Alternative to buying—long-term rent

Long-term rental often beats buying if you stay 3–6 months a year or less. Full flexibility—change location or leave cleanly. No ownership taxes, FX risk, fraud exposure or maintenance fights.

Example: one-bedroom Phuket condo—rent THB 20–40k/month (~RUB 45–90k), yearly THB 240–480k. Mortgage on a similar unit—roughly THB 45–55k/month plus fees. For rare visits, renting is ~1.5–2× cheaper with none of ownership’s risks.

Closing thoughts

In 2026 Thai property is not a fast-flip tool: market correction, oversupply and thin liquidity make quick resales risky and slow. It fits long horizons: 7–12% rental yields, Asian diversification, seaside quality of life and visa benefits (Elite, LTR). There is no one-size-fits-all answer—weigh pros and cons for your case.

FAQ

Can foreigners buy land in Thailand?

No—foreigners cannot own land freehold.
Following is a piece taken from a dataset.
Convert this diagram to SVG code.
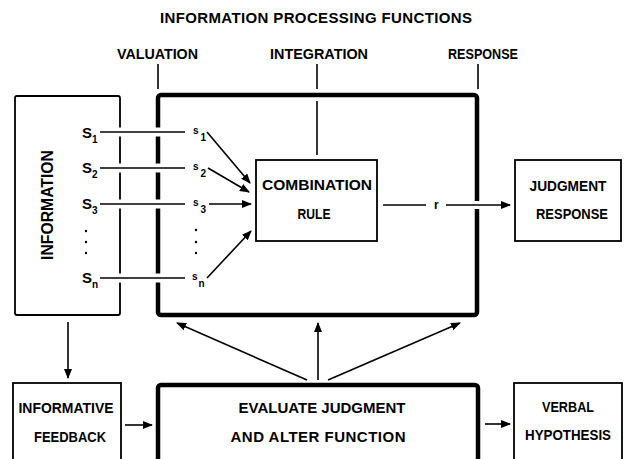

Only leasehold (30+30+30) or a Thai corporation (risky).

How much is a Thai condo in 2026?

Average one-bedroom in Phuket: THB 4–8 million; premium from THB 10 million upward.

What taxes apply on purchase?

Transfer fee ~2%, withholding tax ~1%, stamp duty ~0.5%. Profit tax may apply on resale, plus annual fees and management.

Is now a good time to buy?

Yes if your horizon is 7–10+ years and you accept risks. For speculation or rare visits, rent. Always verify with a lawyer.

Does buying grant a visa?

Not directly. But property from THB 10 million can unlock Thailand Elite (5–20 years); from THB 40 million plus conditions—LTR (10 years). Retirement visas may not require purchase, though property helps prove means.